**Data extract:**

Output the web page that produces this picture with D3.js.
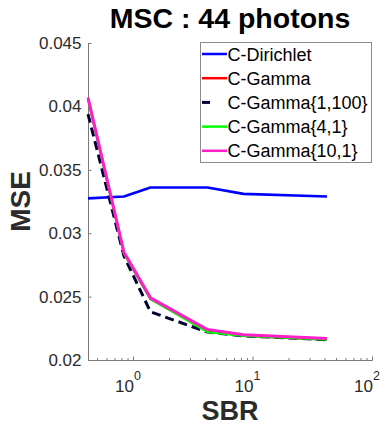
<!DOCTYPE html>
<html>
<head>
<meta charset="utf-8">
<script src="https://cdn.jsdelivr.net/npm/d3@7"></script>
<style>
  html, body { margin: 0; padding: 0; background: #fff; }
  svg { display: block; }
  text { font-family: "Liberation Sans", Arial, sans-serif; }
</style>
</head>
<body>
<svg id="chart" width="389" height="426"></svg>
<script>
// Signal-to-background ratios (x) and mean squared error for each estimator
const sbr = [0.42, 0.84, 1.4, 4.2, 8.4, 42];
const cDirichlet = [0.03275, 0.0329, 0.0336, 0.0336, 0.0331, 0.0329];
const cGamma = [0.0406, 0.0284, 0.0248, 0.0223, 0.0219, 0.0216];
const cGamma1_100 = [0.0394, 0.0282, 0.0238, 0.0222, 0.0219, 0.0216];
const cGamma4_1 = [0.0406, 0.0284, 0.0248, 0.0222, 0.0219, 0.0216];
const cGamma10_1 = [0.0407, 0.0285, 0.0249, 0.0224, 0.0220, 0.0217];

const seriesNames = ["C-Dirichlet", "C-Gamma", "C-Gamma{1,100}", "C-Gamma{4,1}", "C-Gamma{10,1}"];
const yTicks = [0.02, 0.025, 0.03, 0.035, 0.04, 0.045];
const yTickLabels = ["0.02", "0.025", "0.03", "0.035", "0.04", "0.045"];
const xTicks = [1, 10, 100];
const xTickExponents = ["0", "1", "2"];
const xMinorTicks = [0.5, 0.6, 0.7, 0.8, 0.9, 2, 3, 4, 5, 6, 7, 8, 9, 20, 30, 40, 50, 60, 70, 80, 90];

const series = [
  { name: seriesNames[0], values: cDirichlet, color: "#0000ff", width: 2.6, dash: null },
  { name: seriesNames[1], values: cGamma, color: "#ff0000", width: 2.2, dash: null },
  { name: seriesNames[2], values: cGamma1_100, color: "#000033", width: 3, dash: "9,5" },
  { name: seriesNames[3], values: cGamma4_1, color: "#00ff00", width: 2.2, dash: null },
  { name: seriesNames[4], values: cGamma10_1, color: "#ff1ec8", width: 3, dash: null }
];

const svg = d3.select("#chart");
const plotLeft = 88, plotRight = 372, plotTop = 43, plotBottom = 360;

const x = d3.scaleLog().domain([0.42, 100]).range([plotLeft, plotRight]);
const y = d3.scaleLinear().domain([0.02, 0.045]).range([plotBottom, plotTop]);

const axisColor = "#7a7a7a";
const textColor = "#2b2b2b";

// Y axis: inward ticks, labels on the left
const yAxis = svg.append("g")
  .attr("transform", `translate(${plotLeft + 0.5},0)`)
  .call(d3.axisLeft(y).tickValues(yTicks)
    .tickSize(-3).tickPadding(7)
    .tickFormat((d, i) => yTickLabels[i]));
yAxis.select(".domain").attr("stroke", axisColor).attr("d", `M0,${plotTop}V${plotBottom + 0.5}`);
yAxis.selectAll(".tick line").attr("stroke", axisColor);
yAxis.selectAll(".tick text")
  .attr("fill", textColor).attr("font-size", 17)
  .attr("font-family", "Liberation Sans, Arial, sans-serif");

// X axis: log scale, inward major and minor ticks
const xAxis = svg.append("g")
  .attr("transform", `translate(0,${plotBottom + 0.5})`)
  .call(d3.axisBottom(x).tickValues(xTicks).tickSize(-4).tickFormat(""));
xAxis.select(".domain").attr("stroke", axisColor).attr("d", `M${plotLeft},0H${plotRight + 0.5}`);
xAxis.selectAll(".tick line").attr("stroke", axisColor);

const xMinor = svg.append("g")
  .attr("transform", `translate(0,${plotBottom + 0.5})`)
  .call(d3.axisBottom(x).tickValues(xMinorTicks).tickSize(-2.5).tickFormat(""));
xMinor.select(".domain").remove();
xMinor.selectAll(".tick line").attr("stroke", axisColor);

// Power-of-ten tick labels
const xLab = svg.append("g");
xTicks.forEach((t, i) => {
  const px = x(t);
  xLab.append("text")
    .attr("x", px + 1).attr("y", 392)
    .attr("text-anchor", "end")
    .attr("font-size", 17).attr("fill", textColor)
    .text("10");
  xLab.append("text")
    .attr("x", px + 1).attr("y", 380)
    .attr("font-size", 12.5).attr("fill", textColor)
    .text(xTickExponents[i]);
});

// Series lines
const line = d3.line()
  .x((d, i) => x(sbr[i]))
  .y(d => y(d));

series.forEach(s => {
  svg.append("path")
    .datum(s.values)
    .attr("d", line)
    .attr("fill", "none")
    .attr("stroke", s.color)
    .attr("stroke-width", s.width)
    .attr("stroke-linejoin", "round")
    .attr("stroke-dasharray", s.dash);
});

// Title and axis labels
svg.append("text")
  .attr("x", (plotLeft + plotRight) / 2).attr("y", 28)
  .attr("text-anchor", "middle")
  .attr("font-size", 28.5).attr("font-weight", "bold").attr("fill", "#000")
  .text("MSC : 44 photons");

svg.append("text")
  .attr("x", (plotLeft + plotRight) / 2).attr("y", 420)
  .attr("text-anchor", "middle")
  .attr("font-size", 27).attr("font-weight", "bold").attr("fill", textColor)
  .text("SBR");

svg.append("text")
  .attr("transform", `translate(30,${(plotTop + plotBottom) / 2}) rotate(-90)`)
  .attr("text-anchor", "middle")
  .attr("font-size", 28).attr("font-weight", "bold").attr("fill", textColor)
  .text("MSE");

// Legend
const legend = svg.append("g");
legend.append("rect")
  .attr("x", 200.5).attr("y", 42.5)
  .attr("width", 171).attr("height", 120)
  .attr("fill", "#fff").attr("stroke", "#8c8c8c").attr("stroke-width", 1);

series.forEach((s, i) => {
  const ly = 54 + i * 24.2;
  legend.append("line")
    .attr("x1", 202).attr("x2", s.dash ? 210 : 227)
    .attr("y1", ly).attr("y2", ly)
    .attr("stroke", s.color).attr("stroke-width", s.dash ? 3 : 2.5);
  legend.append("text")
    .attr("x", 227.5).attr("y", ly + 6.5)
    .attr("font-size", 18).attr("fill", "#000")
    .text(s.name);
});
</script>
</body>
</html>
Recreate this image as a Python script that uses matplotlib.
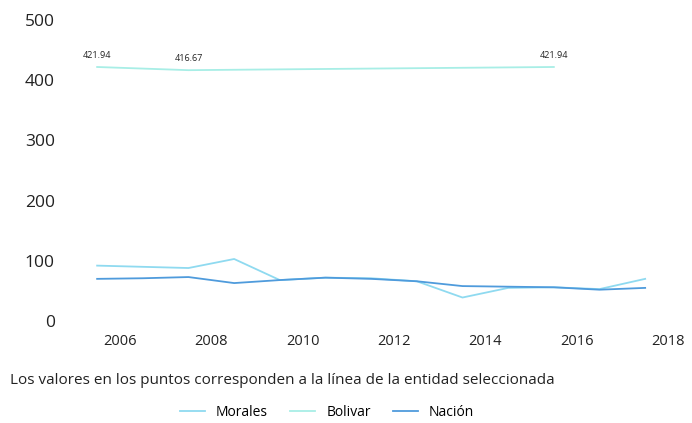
import matplotlib
matplotlib.use("Agg")
import matplotlib.pyplot as plt

plt.rcParams['font.family'] = ['Open Sans', 'DejaVu Sans']

years = [2005.5, 2006.5, 2007.5, 2008.5, 2009.5, 2010.5, 2011.5, 2012.5, 2013.5, 2014.5, 2015.5, 2016.5, 2017.5]
morales = [92, 90, 88, 103, 68, 72, 71, 66, 39, 55, 56, 53, 70]
nacion = [70, 71, 73, 63, 68, 72, 70, 66, 58, 57, 56, 52, 55]
bolivar_years = [2005.5, 2007.5, 2015.5]
bolivar = [421.94, 416.67, 421.94]
xticks = [2006, 2008, 2010, 2012, 2014, 2016, 2018]
yticks = [0, 100, 200, 300, 400, 500]

c_morales = '#8fdaf0'
c_bolivar = '#a8eee6'
c_nacion = '#4f9bdc'

fig = plt.figure(figsize=(6.92, 4.23), dpi=100)
ax = fig.add_axes([74.3 / 692, 1 - 321 / 423, (681.7 - 74.3) / 692, (321 - 20) / 423])

ax.plot(years, morales, color=c_morales, lw=1.3, label='Morales')
ax.plot(bolivar_years, bolivar, color=c_bolivar, lw=1.3, label='Bolivar')
ax.plot(years, nacion, color=c_nacion, lw=1.3, label='Nación')

for x, v in zip(bolivar_years, bolivar):
    ax.annotate(f'{v:.2f}', (x, v), xytext=(0, 5), textcoords='offset points',
                ha='center', va='bottom', fontsize=6.5, color='#222222')

ax.set_xlim(2005.0, 2018.3)
ax.set_ylim(0, 500)
ax.set_xticks(xticks)
ax.set_xticklabels([str(t) for t in xticks])
ax.set_yticks(yticks)
ax.tick_params(axis='both', length=0, colors='#222222')
ax.tick_params(axis='y', labelsize=12.5, pad=14)
ax.tick_params(axis='x', labelsize=10.5, pad=9)
for s in ax.spines.values():
    s.set_visible(False)

fig.text(10 / 692, 1 - 380 / 423, 'Los valores en los puntos corresponden a la línea de la entidad seleccionada',
         fontsize=11, va='center', ha='left', color='#222222')

fig.legend(loc='center', bbox_to_anchor=(327 / 692, 1 - 412 / 423), ncol=3, frameon=False,
           fontsize=10, handlelength=1.8, columnspacing=1.6, handletextpad=0.8)

fig.savefig('out.png', dpi=100)
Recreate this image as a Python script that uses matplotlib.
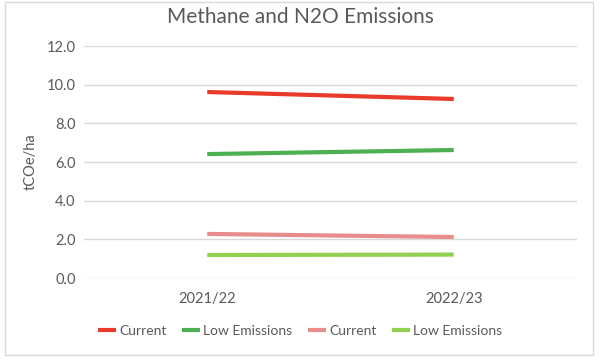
import matplotlib
matplotlib.use("Agg")
import matplotlib.pyplot as plt
from matplotlib.patches import Rectangle

categories = ["2021/22", "2022/23"]
series_names = ["Current", "Low Emissions", "Current", "Low Emissions"]
methane_current = [9.62, 9.26]
methane_low = [6.41, 6.62]
n2o_current = [2.28, 2.12]
n2o_low = [1.19, 1.21]
colors = ["#E8392A", "#4CAF50", "#E88C8C", "#92D050"]
yticks = [0, 2, 4, 6, 8, 10, 12]

plt.rcParams['font.family'] = ['Lato', 'DejaVu Sans']

fig = plt.figure(figsize=(6.0, 3.61), dpi=100)
ax = fig.add_axes([84/600, 1-278/361, 493/600, 232/361])

x = [0, 1]
for vals, c, n in zip([methane_current, methane_low, n2o_current, n2o_low], colors, series_names):
    ax.plot(x, vals, color=c, lw=3.0, label=n, solid_capstyle='butt')

ax.set_xlim(-0.5, 1.5)
ax.set_ylim(0, 12)
ax.set_yticks(yticks)
ax.set_yticklabels([f"{v:.1f}" for v in yticks])
ax.set_xticks(x)
ax.set_xticklabels(categories)
ax.grid(axis='y', color='#D9D9D9', lw=1)
ax.set_axisbelow(True)
for s in ax.spines.values():
    s.set_visible(False)
ax.tick_params(length=0, colors='#595959', labelsize=10.5)
ax.tick_params(axis='y', pad=6)
ax.tick_params(axis='x', pad=10)
ax.set_ylabel("tCOe/ha", color='#595959', fontsize=10.5)
ax.yaxis.set_label_coords(-0.093, 0.5)
fig.text(0.5, 1-17/361, "Methane and N2O Emissions", ha='center', va='center',
         fontsize=15, color='#595959')
leg = fig.legend(loc='center', bbox_to_anchor=(0.5, 1-331/361), ncol=4, frameon=False,
                 fontsize=10, handlelength=1.3, handletextpad=0.25, columnspacing=1.1)
for t in leg.get_texts():
    t.set_color('#595959')
fig.patches.append(Rectangle((5/600, 1-355/361), 588/600, 353/361, transform=fig.transFigure,
                             fill=False, edgecolor='#D9D9D9', lw=1))
fig.savefig("out.png", dpi=100)
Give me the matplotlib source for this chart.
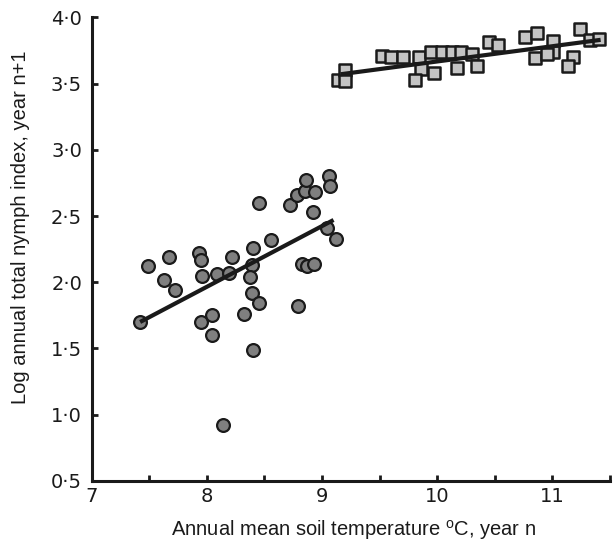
import matplotlib
matplotlib.use("Agg")
import matplotlib.pyplot as plt
import numpy as np
from matplotlib.ticker import MultipleLocator, FuncFormatter

plt.rcParams['mathtext.fontset'] = 'custom'
plt.rcParams['mathtext.rm'] = 'Liberation Sans'

# soil temperature (x) vs log nymph index (y), two groups
circ_x = [7.42, 7.49, 7.67, 7.63, 7.72, 7.93, 7.95, 7.96, 8.09, 8.19,
          8.22, 7.95, 8.04, 8.04, 8.14, 8.40, 8.39, 8.37, 8.39, 8.45,
          8.32, 8.40, 8.45, 8.56, 8.72, 8.78, 8.85, 8.86, 8.94, 9.06,
          9.07, 8.92, 9.04, 9.12, 8.83, 8.87, 8.93, 8.79]
circ_y = [1.70, 2.12, 2.19, 2.02, 1.94, 2.22, 2.17, 2.05, 2.06, 2.07,
          2.19, 1.70, 1.75, 1.60, 0.92, 2.26, 2.13, 2.04, 1.92, 1.84,
          1.76, 1.49, 2.60, 2.32, 2.58, 2.66, 2.69, 2.77, 2.68, 2.80,
          2.73, 2.53, 2.41, 2.33, 2.14, 2.12, 2.14, 1.82]
circ_fit_x = [7.42, 9.10]
circ_fit_y = [1.70, 2.47]

sq_x = [9.14, 9.20, 9.20, 9.52, 9.60, 9.70, 9.84, 9.86, 9.81, 9.97,
        9.95, 10.04, 10.13, 10.21, 10.17, 10.30, 10.35, 10.45, 10.53, 10.76,
        10.87, 10.85, 11.01, 11.01, 10.95, 11.18, 11.14, 11.24, 11.33, 11.41]
sq_y = [3.53, 3.60, 3.52, 3.71, 3.70, 3.70, 3.70, 3.61, 3.53, 3.58,
        3.74, 3.74, 3.74, 3.74, 3.62, 3.72, 3.63, 3.81, 3.79, 3.85,
        3.88, 3.69, 3.82, 3.74, 3.72, 3.70, 3.63, 3.91, 3.83, 3.84]
sq_fit_x = [9.16, 11.42]
sq_fit_y = [3.57, 3.83]

fig = plt.figure(figsize=(6.16, 5.41), dpi=100)
ax = fig.add_axes([0.149, 0.111, 0.841, 0.857])

ax.scatter(circ_x, circ_y, s=85, marker='o', facecolor='#7f7f7f',
           edgecolor='#1a1a1a', linewidth=1.6, zorder=3, clip_on=False)
ax.plot(circ_fit_x, circ_fit_y, color='#1a1a1a', lw=3.0, zorder=4,
        solid_capstyle='butt')

ax.scatter(sq_x, sq_y, s=70, marker='s', facecolor='#c4c4c4',
           edgecolor='#1a1a1a', linewidth=1.8, zorder=3, clip_on=False)
ax.plot(sq_fit_x, sq_fit_y, color='#1a1a1a', lw=3.0, zorder=4,
        solid_capstyle='butt')

ax.set_xlim(7, 11.5)
ax.set_ylim(0.5, 4.0)
for side in ['top', 'right']:
    ax.spines[side].set_visible(False)
for side in ['left', 'bottom']:
    ax.spines[side].set_linewidth(2.2)
    ax.spines[side].set_color('#1a1a1a')

ax.xaxis.set_major_locator(MultipleLocator(1))
ax.xaxis.set_minor_locator(MultipleLocator(0.5))
ax.yaxis.set_major_locator(MultipleLocator(0.5))
ax.yaxis.set_major_formatter(FuncFormatter(lambda v, p: f"{v:.1f}".replace('.', '\u00b7')))
ax.xaxis.set_major_formatter(FuncFormatter(lambda v, p: f"{v:.0f}"))
ax.tick_params(axis='both', which='both', direction='in', length=4,
               width=2.0, color='#1a1a1a', labelsize=14, labelcolor='#1a1a1a')
ax.tick_params(axis='x', pad=4)
ax.tick_params(axis='y', pad=7)

ax.set_xlabel(r"Annual mean soil temperature $^{\mathrm{o}}$C, year n",
              fontfamily='Liberation Sans', fontsize=14.5, color='#1a1a1a')
ax.set_ylabel("Log annual total nymph index, year n+1",
              fontfamily='Liberation Sans', fontsize=14.5, color='#1a1a1a')
ax.xaxis.set_label_coords(0.506, -0.080)
ax.yaxis.set_label_coords(-0.119, 0.547)

fig.savefig("out.png", dpi=100)
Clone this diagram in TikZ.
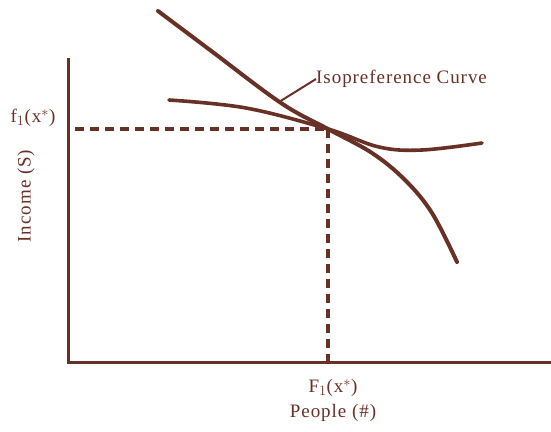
\documentclass[tikz,border=0pt]{standalone}
\usepackage{fontspec}
\setmainfont[LetterSpace=5]{Liberation Serif}
\definecolor{ink}{RGB}{105,48,38}
\begin{document}
\begin{tikzpicture}[x=1pt,y=-1pt,
  axis/.style={draw=ink,line width=3pt},
  curve/.style={draw=ink,line width=4pt,line cap=round},
  guide/.style={draw=ink,line width=3.4pt,dash pattern=on 9pt off 6pt},
  lbl/.style={text=ink,inner sep=0pt,font=\fontsize{19}{21}\selectfont}]
\useasboundingbox (0,0) rectangle (551,431);
% axes
\coordinate (o) at (68,362);
\coordinate (ytop) at (68,58);
\coordinate (xend) at (551,362);
\draw[axis] (ytop) -- (o) -- (xend);
% tangency point
\coordinate (p) at (328,129);
\coordinate (py) at (75,129);
\coordinate (px) at (328,362);
\draw[guide] (py) -- (p);
\draw[guide] (p) -- (px);
% steep curve
\draw[curve] plot[smooth,tension=0.6] coordinates {(158,11) (210,50) (281,103) (328,129) (372,153) (405,180) (432,213) (457,262)};
% flat (isopreference) curve
\draw[curve,line width=3.6pt] plot[smooth,tension=0.6] coordinates {(169,100) (246,108) (328,129) (379,147) (422,150) (482,143)};
% leader
\coordinate (lp) at (279,102);
\node[lbl,anchor=west] (iso) at (316,79) {Isopreference Curve};
\draw[ink,line width=2pt] (lp) -- (iso.west);
% labels
\node[lbl] (fy) at (33,118) {f$_1$(x$^{*}$)};
\node[lbl,rotate=90] (yl) at (26,196) {Income (S)};
\node[lbl] (fx) at (333,388) {F$_1$(x$^{*}$)};
\node[lbl] (xl) at (333,413) {People (\#)};
\end{tikzpicture}
\end{document}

**Requirements:**
Copy verbatim the span that begins at the line containing "Clone this diagram in TikZ." and ends at the last line of the material, inclusive of both; exclude pictures.

**Problem solution:**
Clone this diagram in TikZ.
\documentclass[tikz,border=0pt]{standalone}
\usepackage{fontspec}
\setmainfont[LetterSpace=5]{Liberation Serif}
\definecolor{ink}{RGB}{105,48,38}
\begin{document}
\begin{tikzpicture}[x=1pt,y=-1pt,
  axis/.style={draw=ink,line width=3pt},
  curve/.style={draw=ink,line width=4pt,line cap=round},
  guide/.style={draw=ink,line width=3.4pt,dash pattern=on 9pt off 6pt},
  lbl/.style={text=ink,inner sep=0pt,font=\fontsize{19}{21}\selectfont}]
\useasboundingbox (0,0) rectangle (551,431);
% axes
\coordinate (o) at (68,362);
\coordinate (ytop) at (68,58);
\coordinate (xend) at (551,362);
\draw[axis] (ytop) -- (o) -- (xend);
% tangency point
\coordinate (p) at (328,129);
\coordinate (py) at (75,129);
\coordinate (px) at (328,362);
\draw[guide] (py) -- (p);
\draw[guide] (p) -- (px);
% steep curve
\draw[curve] plot[smooth,tension=0.6] coordinates {(158,11) (210,50) (281,103) (328,129) (372,153) (405,180) (432,213) (457,262)};
% flat (isopreference) curve
\draw[curve,line width=3.6pt] plot[smooth,tension=0.6] coordinates {(169,100) (246,108) (328,129) (379,147) (422,150) (482,143)};
% leader
\coordinate (lp) at (279,102);
\node[lbl,anchor=west] (iso) at (316,79) {Isopreference Curve};
\draw[ink,line width=2pt] (lp) -- (iso.west);
% labels
\node[lbl] (fy) at (33,118) {f$_1$(x$^{*}$)};
\node[lbl,rotate=90] (yl) at (26,196) {Income (S)};
\node[lbl] (fx) at (333,388) {F$_1$(x$^{*}$)};
\node[lbl] (xl) at (333,413) {People (\#)};
\end{tikzpicture}
\end{document}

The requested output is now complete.